4Même la question palestinienne, longtemps pierre angulaire de l’unité régionale, est de moins en moins épargnée par cet effondrement de la cause arabe. En dépit des enjeux qu’elle continue à charrier auprès d’une grande partie de l’opinion, ne serait-ce qu’en raison du poids symbolique de la question de Jérusalem, on assiste à une multiplication des signaux en faveur d’une normalisation toujours plus grande avec l’État israélien. L’initiative vient des dynasties pétrolières du Golfe, parties prenantes des nouvelles alliances que cherche à nouer la diplomatie nord-américaine dans le cadre du « contrat du siècle » dont la réalisation a été confiée à Jared Kushner, gendre du président Donald Trump.
5Toujours plus d’arguments, et depuis fort longtemps, militent par conséquent à l’appui des thèses de ceux qui proclament la mort de l’arabisme. Pour autant, cela signifie-t-il que l’arabité partage la même destinée ? Ou, pour le dire autrement, l’échec du projet politique entraîne-t-il nécessairement la disparition du fait de se percevoir et même de se vouloir « arabe » ?… En réalité, de nombreux indices soulignent au contraire la résilience d’un fort sentiment identitaire.

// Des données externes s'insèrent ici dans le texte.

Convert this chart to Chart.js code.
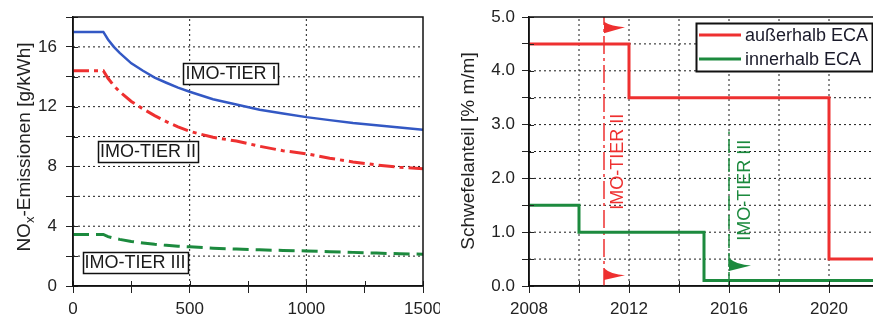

On pourrait même aller jusqu’à affirmer que la vigueur de ce dernier semble être inversement proportionnelle à l’affaiblissement de l’arabisme. Comme si la réalité d’une unité politique toujours plus impossible n’entravait en rien l’expression de manifestes convergences « culturelles » ou encore « sociétales » entre les divers lieux de la nation. C’est de ce point de vue que la « fabrique de l’arabité » intéresse, précisément parce qu’elle permet de comprendre, au moins en partie, cette apparente contradiction entre, d’un côté, l’incontestable épuisement d’un projet politique et, de l’autre, la surprenante vitalité des affiliations identitaires qui lui sont pourtant liées.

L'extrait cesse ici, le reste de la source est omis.